— Begin Dataset records —
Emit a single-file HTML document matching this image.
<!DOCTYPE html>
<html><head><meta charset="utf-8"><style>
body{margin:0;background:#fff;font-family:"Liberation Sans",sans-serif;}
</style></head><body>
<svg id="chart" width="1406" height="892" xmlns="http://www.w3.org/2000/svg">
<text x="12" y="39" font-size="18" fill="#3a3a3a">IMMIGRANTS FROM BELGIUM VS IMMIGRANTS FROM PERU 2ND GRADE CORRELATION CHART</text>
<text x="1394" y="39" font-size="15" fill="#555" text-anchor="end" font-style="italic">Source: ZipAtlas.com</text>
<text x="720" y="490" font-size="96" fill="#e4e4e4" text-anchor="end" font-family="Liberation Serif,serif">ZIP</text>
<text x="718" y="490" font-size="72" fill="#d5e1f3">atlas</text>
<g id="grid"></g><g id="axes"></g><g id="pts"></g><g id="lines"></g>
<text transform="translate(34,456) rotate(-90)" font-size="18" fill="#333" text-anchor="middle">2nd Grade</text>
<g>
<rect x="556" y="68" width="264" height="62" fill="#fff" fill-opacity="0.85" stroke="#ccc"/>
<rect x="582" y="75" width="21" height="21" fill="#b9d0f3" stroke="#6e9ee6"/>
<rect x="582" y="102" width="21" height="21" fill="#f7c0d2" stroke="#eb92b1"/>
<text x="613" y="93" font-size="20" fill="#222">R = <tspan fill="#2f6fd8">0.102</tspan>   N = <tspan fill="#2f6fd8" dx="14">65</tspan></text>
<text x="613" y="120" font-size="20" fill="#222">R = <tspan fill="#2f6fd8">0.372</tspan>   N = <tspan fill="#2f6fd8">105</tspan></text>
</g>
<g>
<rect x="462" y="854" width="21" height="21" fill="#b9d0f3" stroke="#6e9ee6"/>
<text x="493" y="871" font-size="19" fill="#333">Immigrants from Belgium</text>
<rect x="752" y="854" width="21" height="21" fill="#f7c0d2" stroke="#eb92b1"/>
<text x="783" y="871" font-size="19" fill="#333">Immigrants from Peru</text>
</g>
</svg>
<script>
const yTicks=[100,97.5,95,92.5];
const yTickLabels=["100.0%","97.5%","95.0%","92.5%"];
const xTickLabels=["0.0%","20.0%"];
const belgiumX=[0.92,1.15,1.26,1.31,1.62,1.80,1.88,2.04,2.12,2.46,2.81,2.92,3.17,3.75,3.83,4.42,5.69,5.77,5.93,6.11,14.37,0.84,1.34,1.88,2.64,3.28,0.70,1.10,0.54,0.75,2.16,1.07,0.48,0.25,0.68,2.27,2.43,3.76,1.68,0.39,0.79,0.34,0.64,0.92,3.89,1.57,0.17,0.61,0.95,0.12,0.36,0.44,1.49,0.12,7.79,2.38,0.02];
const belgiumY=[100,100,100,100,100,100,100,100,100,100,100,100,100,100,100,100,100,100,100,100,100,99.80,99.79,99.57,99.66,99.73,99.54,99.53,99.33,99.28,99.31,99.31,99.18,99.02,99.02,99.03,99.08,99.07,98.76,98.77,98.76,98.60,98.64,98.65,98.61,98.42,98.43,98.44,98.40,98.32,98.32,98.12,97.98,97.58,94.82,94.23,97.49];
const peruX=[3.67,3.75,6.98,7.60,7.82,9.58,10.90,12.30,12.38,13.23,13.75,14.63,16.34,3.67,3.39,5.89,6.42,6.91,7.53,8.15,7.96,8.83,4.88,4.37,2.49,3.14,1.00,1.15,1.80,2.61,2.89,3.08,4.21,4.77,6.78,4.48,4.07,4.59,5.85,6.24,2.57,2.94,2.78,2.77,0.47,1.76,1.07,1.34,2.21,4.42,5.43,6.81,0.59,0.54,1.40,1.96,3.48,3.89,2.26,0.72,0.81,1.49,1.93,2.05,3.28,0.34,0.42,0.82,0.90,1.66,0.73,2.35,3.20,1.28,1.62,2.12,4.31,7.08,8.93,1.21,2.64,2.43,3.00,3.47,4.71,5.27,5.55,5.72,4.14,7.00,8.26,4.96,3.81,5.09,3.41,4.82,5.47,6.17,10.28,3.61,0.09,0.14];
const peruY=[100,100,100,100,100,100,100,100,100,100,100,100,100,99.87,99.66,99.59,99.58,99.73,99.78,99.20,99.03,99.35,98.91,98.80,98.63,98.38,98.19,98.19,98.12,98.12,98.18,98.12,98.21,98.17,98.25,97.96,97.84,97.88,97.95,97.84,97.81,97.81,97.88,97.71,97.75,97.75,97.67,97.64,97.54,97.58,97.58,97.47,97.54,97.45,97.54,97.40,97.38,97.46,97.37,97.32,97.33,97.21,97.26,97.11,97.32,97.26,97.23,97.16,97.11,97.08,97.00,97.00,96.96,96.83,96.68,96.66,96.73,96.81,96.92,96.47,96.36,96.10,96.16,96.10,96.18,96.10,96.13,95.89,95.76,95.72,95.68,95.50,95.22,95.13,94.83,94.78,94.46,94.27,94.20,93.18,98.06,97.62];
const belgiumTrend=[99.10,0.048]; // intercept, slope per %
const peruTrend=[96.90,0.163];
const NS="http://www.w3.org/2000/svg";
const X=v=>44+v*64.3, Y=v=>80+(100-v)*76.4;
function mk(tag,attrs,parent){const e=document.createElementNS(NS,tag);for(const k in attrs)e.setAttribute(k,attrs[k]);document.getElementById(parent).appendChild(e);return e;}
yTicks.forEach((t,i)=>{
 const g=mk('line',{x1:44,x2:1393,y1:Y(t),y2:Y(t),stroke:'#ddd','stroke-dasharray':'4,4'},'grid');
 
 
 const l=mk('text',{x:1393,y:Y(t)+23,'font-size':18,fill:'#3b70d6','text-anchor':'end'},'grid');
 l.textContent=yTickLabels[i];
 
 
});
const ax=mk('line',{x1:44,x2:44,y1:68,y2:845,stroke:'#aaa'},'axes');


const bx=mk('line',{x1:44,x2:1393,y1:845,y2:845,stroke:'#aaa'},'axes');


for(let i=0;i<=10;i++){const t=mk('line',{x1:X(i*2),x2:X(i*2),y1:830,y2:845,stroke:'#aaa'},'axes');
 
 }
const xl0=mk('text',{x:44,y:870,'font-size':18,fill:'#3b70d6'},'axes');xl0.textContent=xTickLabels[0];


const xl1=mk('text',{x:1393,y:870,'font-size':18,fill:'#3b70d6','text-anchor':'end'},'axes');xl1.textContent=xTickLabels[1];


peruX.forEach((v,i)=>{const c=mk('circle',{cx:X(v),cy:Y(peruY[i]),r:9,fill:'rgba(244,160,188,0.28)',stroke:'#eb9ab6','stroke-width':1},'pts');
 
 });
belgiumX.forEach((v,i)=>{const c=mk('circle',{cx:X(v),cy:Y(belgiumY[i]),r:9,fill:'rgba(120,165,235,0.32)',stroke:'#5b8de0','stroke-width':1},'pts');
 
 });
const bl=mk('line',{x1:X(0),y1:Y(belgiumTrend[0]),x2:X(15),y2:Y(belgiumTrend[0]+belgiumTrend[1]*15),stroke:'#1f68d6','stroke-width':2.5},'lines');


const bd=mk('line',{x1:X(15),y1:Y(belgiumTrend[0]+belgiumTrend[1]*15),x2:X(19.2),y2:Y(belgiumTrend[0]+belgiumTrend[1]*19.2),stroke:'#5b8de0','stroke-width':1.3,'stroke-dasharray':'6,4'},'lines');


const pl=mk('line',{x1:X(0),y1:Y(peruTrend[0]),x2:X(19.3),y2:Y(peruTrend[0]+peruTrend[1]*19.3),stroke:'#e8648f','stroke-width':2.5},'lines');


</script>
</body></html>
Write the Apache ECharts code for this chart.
— End Dataset records —
Directions:
Restate the whole listing exactly.

Completed task:
Emit a single-file HTML document matching this image.
<!DOCTYPE html>
<html><head><meta charset="utf-8"><style>
body{margin:0;background:#fff;font-family:"Liberation Sans",sans-serif;}
</style></head><body>
<svg id="chart" width="1406" height="892" xmlns="http://www.w3.org/2000/svg">
<text x="12" y="39" font-size="18" fill="#3a3a3a">IMMIGRANTS FROM BELGIUM VS IMMIGRANTS FROM PERU 2ND GRADE CORRELATION CHART</text>
<text x="1394" y="39" font-size="15" fill="#555" text-anchor="end" font-style="italic">Source: ZipAtlas.com</text>
<text x="720" y="490" font-size="96" fill="#e4e4e4" text-anchor="end" font-family="Liberation Serif,serif">ZIP</text>
<text x="718" y="490" font-size="72" fill="#d5e1f3">atlas</text>
<g id="grid"></g><g id="axes"></g><g id="pts"></g><g id="lines"></g>
<text transform="translate(34,456) rotate(-90)" font-size="18" fill="#333" text-anchor="middle">2nd Grade</text>
<g>
<rect x="556" y="68" width="264" height="62" fill="#fff" fill-opacity="0.85" stroke="#ccc"/>
<rect x="582" y="75" width="21" height="21" fill="#b9d0f3" stroke="#6e9ee6"/>
<rect x="582" y="102" width="21" height="21" fill="#f7c0d2" stroke="#eb92b1"/>
<text x="613" y="93" font-size="20" fill="#222">R = <tspan fill="#2f6fd8">0.102</tspan>   N = <tspan fill="#2f6fd8" dx="14">65</tspan></text>
<text x="613" y="120" font-size="20" fill="#222">R = <tspan fill="#2f6fd8">0.372</tspan>   N = <tspan fill="#2f6fd8">105</tspan></text>
</g>
<g>
<rect x="462" y="854" width="21" height="21" fill="#b9d0f3" stroke="#6e9ee6"/>
<text x="493" y="871" font-size="19" fill="#333">Immigrants from Belgium</text>
<rect x="752" y="854" width="21" height="21" fill="#f7c0d2" stroke="#eb92b1"/>
<text x="783" y="871" font-size="19" fill="#333">Immigrants from Peru</text>
</g>
</svg>
<script>
const yTicks=[100,97.5,95,92.5];
const yTickLabels=["100.0%","97.5%","95.0%","92.5%"];
const xTickLabels=["0.0%","20.0%"];
const belgiumX=[0.92,1.15,1.26,1.31,1.62,1.80,1.88,2.04,2.12,2.46,2.81,2.92,3.17,3.75,3.83,4.42,5.69,5.77,5.93,6.11,14.37,0.84,1.34,1.88,2.64,3.28,0.70,1.10,0.54,0.75,2.16,1.07,0.48,0.25,0.68,2.27,2.43,3.76,1.68,0.39,0.79,0.34,0.64,0.92,3.89,1.57,0.17,0.61,0.95,0.12,0.36,0.44,1.49,0.12,7.79,2.38,0.02];
const belgiumY=[100,100,100,100,100,100,100,100,100,100,100,100,100,100,100,100,100,100,100,100,100,99.80,99.79,99.57,99.66,99.73,99.54,99.53,99.33,99.28,99.31,99.31,99.18,99.02,99.02,99.03,99.08,99.07,98.76,98.77,98.76,98.60,98.64,98.65,98.61,98.42,98.43,98.44,98.40,98.32,98.32,98.12,97.98,97.58,94.82,94.23,97.49];
const peruX=[3.67,3.75,6.98,7.60,7.82,9.58,10.90,12.30,12.38,13.23,13.75,14.63,16.34,3.67,3.39,5.89,6.42,6.91,7.53,8.15,7.96,8.83,4.88,4.37,2.49,3.14,1.00,1.15,1.80,2.61,2.89,3.08,4.21,4.77,6.78,4.48,4.07,4.59,5.85,6.24,2.57,2.94,2.78,2.77,0.47,1.76,1.07,1.34,2.21,4.42,5.43,6.81,0.59,0.54,1.40,1.96,3.48,3.89,2.26,0.72,0.81,1.49,1.93,2.05,3.28,0.34,0.42,0.82,0.90,1.66,0.73,2.35,3.20,1.28,1.62,2.12,4.31,7.08,8.93,1.21,2.64,2.43,3.00,3.47,4.71,5.27,5.55,5.72,4.14,7.00,8.26,4.96,3.81,5.09,3.41,4.82,5.47,6.17,10.28,3.61,0.09,0.14];
const peruY=[100,100,100,100,100,100,100,100,100,100,100,100,100,99.87,99.66,99.59,99.58,99.73,99.78,99.20,99.03,99.35,98.91,98.80,98.63,98.38,98.19,98.19,98.12,98.12,98.18,98.12,98.21,98.17,98.25,97.96,97.84,97.88,97.95,97.84,97.81,97.81,97.88,97.71,97.75,97.75,97.67,97.64,97.54,97.58,97.58,97.47,97.54,97.45,97.54,97.40,97.38,97.46,97.37,97.32,97.33,97.21,97.26,97.11,97.32,97.26,97.23,97.16,97.11,97.08,97.00,97.00,96.96,96.83,96.68,96.66,96.73,96.81,96.92,96.47,96.36,96.10,96.16,96.10,96.18,96.10,96.13,95.89,95.76,95.72,95.68,95.50,95.22,95.13,94.83,94.78,94.46,94.27,94.20,93.18,98.06,97.62];
const belgiumTrend=[99.10,0.048]; // intercept, slope per %
const peruTrend=[96.90,0.163];
const NS="http://www.w3.org/2000/svg";
const X=v=>44+v*64.3, Y=v=>80+(100-v)*76.4;
function mk(tag,attrs,parent){const e=document.createElementNS(NS,tag);for(const k in attrs)e.setAttribute(k,attrs[k]);document.getElementById(parent).appendChild(e);return e;}
yTicks.forEach((t,i)=>{
 const g=mk('line',{x1:44,x2:1393,y1:Y(t),y2:Y(t),stroke:'#ddd','stroke-dasharray':'4,4'},'grid');
 
 
 const l=mk('text',{x:1393,y:Y(t)+23,'font-size':18,fill:'#3b70d6','text-anchor':'end'},'grid');
 l.textContent=yTickLabels[i];
 
 
});
const ax=mk('line',{x1:44,x2:44,y1:68,y2:845,stroke:'#aaa'},'axes');


const bx=mk('line',{x1:44,x2:1393,y1:845,y2:845,stroke:'#aaa'},'axes');


for(let i=0;i<=10;i++){const t=mk('line',{x1:X(i*2),x2:X(i*2),y1:830,y2:845,stroke:'#aaa'},'axes');
 
 }
const xl0=mk('text',{x:44,y:870,'font-size':18,fill:'#3b70d6'},'axes');xl0.textContent=xTickLabels[0];


const xl1=mk('text',{x:1393,y:870,'font-size':18,fill:'#3b70d6','text-anchor':'end'},'axes');xl1.textContent=xTickLabels[1];


peruX.forEach((v,i)=>{const c=mk('circle',{cx:X(v),cy:Y(peruY[i]),r:9,fill:'rgba(244,160,188,0.28)',stroke:'#eb9ab6','stroke-width':1},'pts');
 
 });
belgiumX.forEach((v,i)=>{const c=mk('circle',{cx:X(v),cy:Y(belgiumY[i]),r:9,fill:'rgba(120,165,235,0.32)',stroke:'#5b8de0','stroke-width':1},'pts');
 
 });
const bl=mk('line',{x1:X(0),y1:Y(belgiumTrend[0]),x2:X(15),y2:Y(belgiumTrend[0]+belgiumTrend[1]*15),stroke:'#1f68d6','stroke-width':2.5},'lines');


const bd=mk('line',{x1:X(15),y1:Y(belgiumTrend[0]+belgiumTrend[1]*15),x2:X(19.2),y2:Y(belgiumTrend[0]+belgiumTrend[1]*19.2),stroke:'#5b8de0','stroke-width':1.3,'stroke-dasharray':'6,4'},'lines');


const pl=mk('line',{x1:X(0),y1:Y(peruTrend[0]),x2:X(19.3),y2:Y(peruTrend[0]+peruTrend[1]*19.3),stroke:'#e8648f','stroke-width':2.5},'lines');


</script>
</body></html>
Write the Apache ECharts code for this chart.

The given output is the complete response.